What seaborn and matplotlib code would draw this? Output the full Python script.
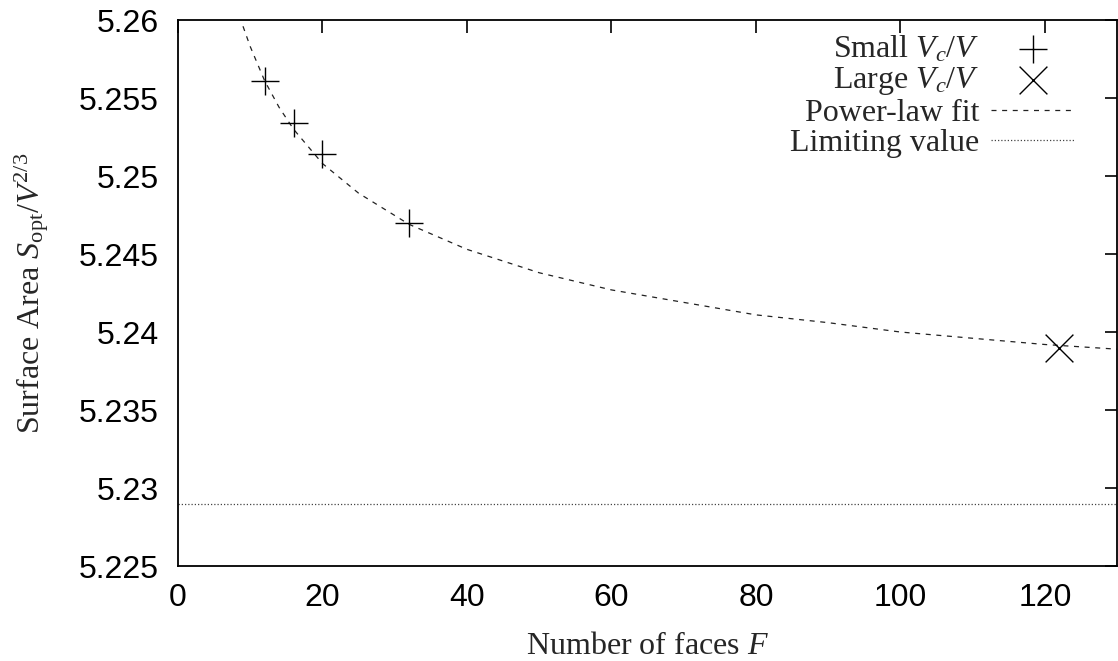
import numpy as np
import pandas as pd
import matplotlib
matplotlib.use("Agg")
import matplotlib.pyplot as plt
import seaborn as sns

# values
small_faces = [12, 16, 20, 32]
small_area = [5.2561, 5.2534, 5.2514, 5.2470]
large_faces = [122]
large_area = [5.2390]
fit_faces = [9, 10, 12, 14, 16, 20, 25, 32, 40, 50, 60, 70, 80, 90, 100, 110, 120, 130]
fit_area = [5.2596, 5.2583, 5.2561, 5.2544, 5.2530, 5.2508, 5.2489, 5.2469, 5.2453,
            5.2438, 5.2427, 5.2419, 5.2411, 5.2406, 5.2400, 5.2396, 5.2392, 5.2389]
limit_faces = [0, 130]
limit_area = [5.229, 5.229]
x_ticks = [0, 20, 40, 60, 80, 100, 120]
y_ticks = [5.225, 5.23, 5.235, 5.24, 5.245, 5.25, 5.255, 5.26]
y_tick_labels = ["5.225", "5.23", "5.235", "5.24", "5.245", "5.25", "5.255", "5.26"]

sns.set_style("white")
plt.rcParams['font.family'] = ['Liberation Sans', 'DejaVu Sans']
plt.rcParams['mathtext.fontset'] = 'custom'
plt.rcParams['mathtext.rm'] = 'Liberation Serif'
plt.rcParams['mathtext.it'] = 'Liberation Serif:italic'
plt.rcParams['mathtext.bf'] = 'Liberation Serif:bold'

fig = plt.figure(figsize=(11.18, 6.61), dpi=100)
ax = fig.add_axes([0.1592, 0.1437, 0.8400, 0.8260])

fit_df = pd.DataFrame({'F': fit_faces, 'S': fit_area})
lim_df = pd.DataFrame({'F': limit_faces, 'S': limit_area})

sns.lineplot(data=fit_df, x='F', y='S', ax=ax, color='#222222', linewidth=0.9,
             label='Power-law fit', sort=True)
ax.lines[-1].set_dashes((4, 4.5))
sns.lineplot(data=lim_df, x='F', y='S', ax=ax, color='#444444', linewidth=0.9,
             label='Limiting value')
ax.lines[-1].set_dashes((1, 1.6))

sns.scatterplot(x=small_faces, y=small_area, ax=ax, marker='+', s=400,
                color='black', linewidth=1.0, label='Small $V_c/V$', zorder=5)
sns.scatterplot(x=large_faces, y=large_area, ax=ax, marker='x', s=400,
                color='black', linewidth=1.0, label='Large $V_c/V$', zorder=5)

ax.set_xlim(0, 130)
ax.set_ylim(5.225, 5.26)
ax.set_xticks(x_ticks)
ax.set_yticks(y_ticks)
ax.set_yticklabels(y_tick_labels)

ax.tick_params(direction='in', length=9, width=1.2, top=True, right=True,
               labelsize=23, colors='black')
ax.tick_params(axis='x', pad=12)
ax.tick_params(axis='y', pad=14)
for sp in ax.spines.values():
    sp.set_linewidth(1.3)
    sp.set_color('black')

serif = ['Liberation Serif', 'DejaVu Serif']
ax.set_xlabel('Number of faces $F$', fontsize=23, family=serif, labelpad=14)
ax.set_ylabel('Surface Area $S_\\mathrm{opt}/V^{2/3}$', fontsize=23, family=serif, labelpad=20)

handles, labels = ax.get_legend_handles_labels()
order = [labels.index(l) for l in ['Small $V_c/V$', 'Large $V_c/V$', 'Power-law fit', 'Limiting value']]
leg = ax.legend([handles[i] for i in order], [labels[i] for i in order],
                loc='upper right', bbox_to_anchor=(0.985, 1.027), frameon=False,
                markerfirst=False, handlelength=2.6, handletextpad=0.37,
                labelspacing=0.03, prop={'family': serif, 'size': 23})

fig.savefig('out.png', dpi=100)
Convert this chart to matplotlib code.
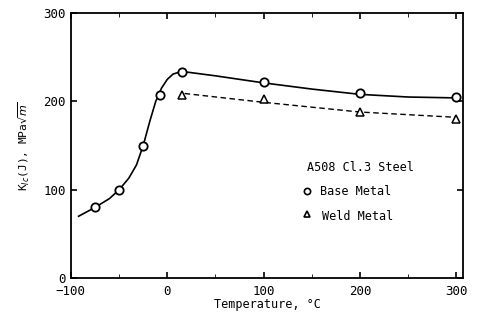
import matplotlib.pyplot as plt
from matplotlib.ticker import MultipleLocator

# measured points
base_T = [-75, -50, -25, -8, 15, 100, 200, 300]
base_K = [80, 100, 150, 207, 233, 222, 209, 205]
weld_T = [15, 100, 200, 300]
weld_K = [207, 203, 188, 180]

# hand drawn trend lines
base_line_T = [-92, -75, -60, -50, -40, -32, -25, -18, -12, -6, 0, 6, 15, 50, 100, 150, 200, 250, 300]
base_line_K = [70, 80, 90, 100, 113, 128, 150, 178, 200, 215, 225, 231, 234, 229, 221, 214, 208, 205, 204]
weld_line_T = [18, 100, 200, 300]
weld_line_K = [209, 199, 188, 182]

plt.rcParams['font.family'] = ['DejaVu Sans Mono']
fig = plt.figure(figsize=(4.79, 3.2), dpi=100)
ax = fig.add_axes([0.148, 0.131, 0.819, 0.828])

ax.plot(base_line_T, base_line_K, color='black', lw=1.2)
ax.plot(weld_line_T, weld_line_K, color='black', lw=1.0, ls=(0, (4, 2.5)))
ax.plot(base_T, base_K, 'o', ms=6, mfc='white', mec='black', mew=1.3)
ax.plot(weld_T, weld_K, '^', ms=6, mfc='white', mec='black', mew=1.1)

ax.set_xlim(-100, 307)
ax.set_ylim(0, 300)
ax.xaxis.set_major_locator(MultipleLocator(100))
ax.xaxis.set_minor_locator(MultipleLocator(50))
ax.yaxis.set_major_locator(MultipleLocator(100))
ax.tick_params(which='both', direction='in', top=True, right=True, labelsize=9)
ax.tick_params(which='major', length=4, width=1.2)
ax.tick_params(which='minor', length=3)
ax.tick_params(axis='x', pad=5)
for s in ax.spines.values():
    s.set_linewidth(1.3)

ax.set_xlabel('Temperature, \u00b0C', fontsize=8.5, labelpad=0)
ax.set_ylabel(r'K$_{Ic}$(J), MPa$\sqrt{m}$', fontsize=8, labelpad=8)

ax.text(145, 125, 'A508 Cl.3 Steel', fontsize=8.5, va='center')
ax.plot([145], [99], 'o', ms=4.5, mfc='white', mec='black', mew=1.2)
ax.text(158, 98, 'Base Metal', fontsize=8.5, va='center')
ax.plot([145], [73], '^', ms=4.5, mfc='white', mec='black', mew=1.2)
ax.text(161, 70, 'Weld Metal', fontsize=8.5, va='center')

fig.savefig('out.png', dpi=100)
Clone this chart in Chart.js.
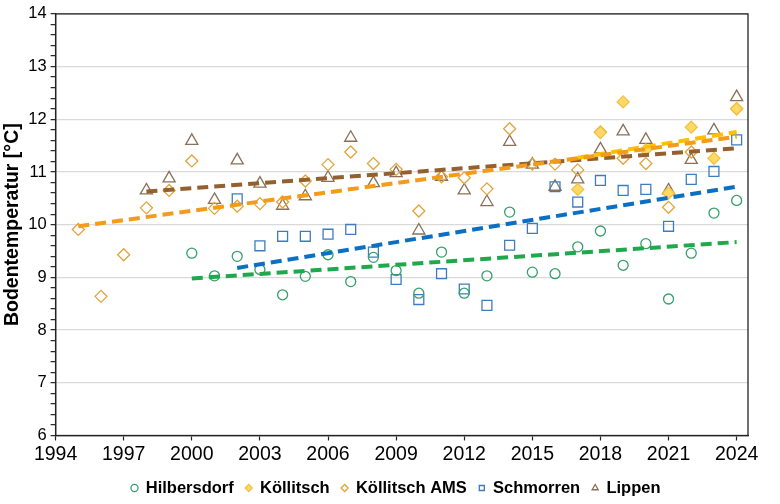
<!DOCTYPE html>
<html><head><meta charset="utf-8">
<script src="https://cdn.jsdelivr.net/npm/chart.js@4.4.1/dist/chart.umd.min.js"></script>
<style>html,body{margin:0;padding:0;background:#fff;}#wrap{width:780px;height:504px;}</style>
</head><body><div id="wrap"><canvas id="c" width="780" height="504" style="width:780px;height:504px"></canvas></div>
<script>
const xTicks = [1994,1997,2000,2003,2006,2009,2012,2015,2018,2021,2024];

const yearsHilbersdorf = [2000,2001,2002,2003,2004,2005,2006,2007,2008,2009,2010,2011,2012,2013,2014,2015,2016,2017,2018,2019,2020,2021,2022,2023,2024];
const valuesHilbersdorf = [9.46,9.03,9.40,9.15,8.67,9.02,9.43,8.92,9.38,9.13,8.70,9.48,8.70,9.03,10.24,9.10,9.07,9.58,9.88,9.23,9.64,8.59,9.46,10.22,10.46];

const yearsKoellitsch = [2017,2018,2019,2020,2021,2022,2023,2024];
const valuesKoellitsch = [10.67,11.75,12.33,11.42,10.60,11.85,11.26,12.20];

const yearsKoellitschAMS = [1995,1996,1997,1998,1999,2000,2001,2002,2003,2004,2005,2006,2007,2008,2009,2010,2011,2012,2013,2014,2015,2016,2017,2018,2019,2020,2021,2022,2024];
const valuesKoellitschAMS = [9.91,8.64,9.43,10.32,10.65,11.21,10.31,10.35,10.40,10.43,10.83,11.14,11.38,11.16,11.05,10.26,10.91,10.89,10.68,11.82,11.15,11.15,11.04,11.76,11.26,11.16,10.33,11.38,12.20];

const yearsSchmorren = [2002,2003,2004,2005,2006,2007,2008,2009,2010,2011,2012,2013,2014,2015,2016,2017,2018,2019,2020,2021,2022,2023,2024];
const valuesSchmorren = [10.49,9.60,9.78,9.78,9.82,9.91,9.48,8.96,8.58,9.07,8.78,8.47,9.61,9.93,10.72,10.43,10.84,10.65,10.67,9.97,10.86,11.01,11.61];

const yearsLippen = [1998,1999,2000,2001,2002,2003,2004,2005,2006,2007,2008,2009,2010,2011,2012,2013,2014,2015,2016,2017,2018,2019,2020,2021,2022,2023,2024];
const valuesLippen = [10.65,10.88,11.59,10.47,11.22,10.78,10.36,10.54,10.89,11.65,10.79,10.98,9.89,10.91,10.65,10.43,11.57,11.14,10.72,10.86,11.43,11.77,11.61,10.65,11.23,11.79,12.42];

// trend line end points: [startYear, startValue, endYear, endValue]
const trendHilbersdorf = [2000, 8.98, 2024, 9.67];
const trendKoellitsch = [2017, 11.27, 2024, 11.76];
const trendKoellitschAMS = [1995, 9.97, 2024, 11.67];
const trendSchmorren = [2002, 9.18, 2024, 10.72];
const trendLippen = [1998, 10.63, 2024, 11.45];

const pts = (xs, ys) => xs.map((x, i) => ({x: x, y: ys[i]}));
const tr = t => [{x: t[0], y: t[1]}, {x: t[2], y: t[3]}];

const narrow = "'Liberation Sans Narrow', 'Arial Narrow', 'Liberation Sans', Arial, sans-serif";
const sans = "'Liberation Sans', Arial, sans-serif";

const marker = (label, data, style, border, fill, r) => ({
  type: 'scatter', label, data, pointStyle: style, borderColor: border, backgroundColor: fill,
  pointRadius: r, pointHoverRadius: r, borderWidth: 1.3, order: 2
});
const trend = (data, color) => ({
  type: 'line', label: '', data, borderColor: color, backgroundColor: color, borderWidth: 4,
  borderDash: [11, 6], pointRadius: 0, fill: false, order: 1, showLine: true
});

const frame = {
  id: 'frame',
  afterLayout(chart) {
    const l = chart.legend;
    if (l) { const d = 396 - (l.left + l.right) / 2; l.left += d; l.right += d; }
  },
  afterDraw(chart) {
    const a = chart.chartArea, ctx = chart.ctx;
    ctx.save();
    ctx.strokeStyle = '#222';
    ctx.lineWidth = 1.3;
    ctx.strokeRect(a.left, a.top, a.right - a.left, a.bottom - a.top);
    ctx.restore();
  }
};

const isInt = v => Math.abs(v - Math.round(v)) < 1e-6;

new Chart(document.getElementById('c'), {
  type: 'scatter',
  data: {
    datasets: [
      marker('Hilbersdorf', pts(yearsHilbersdorf, valuesHilbersdorf), 'circle', '#35a06a', 'rgba(0,0,0,0)', 5),
      marker('Köllitsch', pts(yearsKoellitsch, valuesKoellitsch), 'rectRot', '#f3c243', '#ffd966', 6),
      marker('Köllitsch AMS', pts(yearsKoellitschAMS, valuesKoellitschAMS), 'rectRot', '#e2a43c', 'rgba(0,0,0,0)', 6),
      marker('Schmorren', pts(yearsSchmorren, valuesSchmorren), 'rect', '#3d7dbf', 'rgba(0,0,0,0)', 7),
      marker('Lippen', pts(yearsLippen, valuesLippen), 'triangle', '#8a7058', 'rgba(0,0,0,0)', 7),
      trend(tr(trendHilbersdorf), '#1fa84c'),
      trend(tr(trendKoellitschAMS), '#f39c1a'),
      trend(tr(trendKoellitsch), '#ffc000'),
      trend(tr(trendSchmorren), '#0b6fc2'),
      trend(tr(trendLippen), '#94602f')
    ]
  },
  options: {
    responsive: false,
    animation: false,
    devicePixelRatio: 1,
    layout: {padding: {left: 0, top: 6.5, right: 32, bottom: 0}},
    plugins: {
      tooltip: {enabled: false},
      legend: {
        position: 'bottom',
        maxHeight: 36.25,
        labels: {
          filter: item => item.datasetIndex < 5,
          usePointStyle: true,
          boxWidth: 6,
          boxHeight: 5,
          padding: 12,
          color: '#000',
          font: {family: sans, size: 16.5, weight: 'bold'}
        }
      }
    },
    scales: {
      x: {
        type: 'linear',
        min: 1994,
        max: 2024.5,
        afterBuildTicks: s => { s.ticks = xTicks.map(v => ({value: v})); },
        afterFit: s => { s.height = 32.25; },
        ticks: {autoSkip: false, maxRotation: 0, color: '#000', padding: 2,
          font: {family: narrow, size: 19.5}, callback: v => String(v)},
        grid: {drawOnChartArea: false, drawTicks: true, tickLength: 5, tickColor: '#222', tickWidth: 1.2},
        border: {color: '#222', width: 1.3}
      },
      y: {
        min: 6,
        max: 14,
        afterFit: s => { s.width = 55.6; },
        ticks: {stepSize: 0.2, autoSkip: false, color: '#000', padding: 4,
          font: {family: sans, size: 16.5},
          callback: v => isInt(v) ? String(Math.round(v)) : ''},
        grid: {
          color: c => (c.tick && isInt(c.tick.value)) ? '#d9d9d9' : 'rgba(0,0,0,0)',
          lineWidth: 1.3,
          tickColor: '#222', tickLength: 5, tickWidth: 1.2
        },
        border: {color: '#222', width: 1.3},
        title: {display: true, text: 'Bodentemperatur [°C]', color: '#000',
          font: {family: sans, size: 19.5, weight: 'bold'}, padding: {top: 1, bottom: 0}}
      }
    }
  },
  plugins: [frame]
});
</script></body></html>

→ Stated task: Give again, please, precisely the lines that begin the records and run through the line with "ax.lines[-1].set_dashes((1, 1.6))" in it, keeping both end lines and dropping any pictures.

→ Finished task:
What seaborn and matplotlib code would draw this? Output the full Python script.
import numpy as np
import pandas as pd
import matplotlib
matplotlib.use("Agg")
import matplotlib.pyplot as plt
import seaborn as sns

# values
small_faces = [12, 16, 20, 32]
small_area = [5.2561, 5.2534, 5.2514, 5.2470]
large_faces = [122]
large_area = [5.2390]
fit_faces = [9, 10, 12, 14, 16, 20, 25, 32, 40, 50, 60, 70, 80, 90, 100, 110, 120, 130]
fit_area = [5.2596, 5.2583, 5.2561, 5.2544, 5.2530, 5.2508, 5.2489, 5.2469, 5.2453,
            5.2438, 5.2427, 5.2419, 5.2411, 5.2406, 5.2400, 5.2396, 5.2392, 5.2389]
limit_faces = [0, 130]
limit_area = [5.229, 5.229]
x_ticks = [0, 20, 40, 60, 80, 100, 120]
y_ticks = [5.225, 5.23, 5.235, 5.24, 5.245, 5.25, 5.255, 5.26]
y_tick_labels = ["5.225", "5.23", "5.235", "5.24", "5.245", "5.25", "5.255", "5.26"]

sns.set_style("white")
plt.rcParams['font.family'] = ['Liberation Sans', 'DejaVu Sans']
plt.rcParams['mathtext.fontset'] = 'custom'
plt.rcParams['mathtext.rm'] = 'Liberation Serif'
plt.rcParams['mathtext.it'] = 'Liberation Serif:italic'
plt.rcParams['mathtext.bf'] = 'Liberation Serif:bold'

fig = plt.figure(figsize=(11.18, 6.61), dpi=100)
ax = fig.add_axes([0.1592, 0.1437, 0.8400, 0.8260])

fit_df = pd.DataFrame({'F': fit_faces, 'S': fit_area})
lim_df = pd.DataFrame({'F': limit_faces, 'S': limit_area})

sns.lineplot(data=fit_df, x='F', y='S', ax=ax, color='#222222', linewidth=0.9,
             label='Power-law fit', sort=True)
ax.lines[-1].set_dashes((4, 4.5))
sns.lineplot(data=lim_df, x='F', y='S', ax=ax, color='#444444', linewidth=0.9,
             label='Limiting value')
ax.lines[-1].set_dashes((1, 1.6))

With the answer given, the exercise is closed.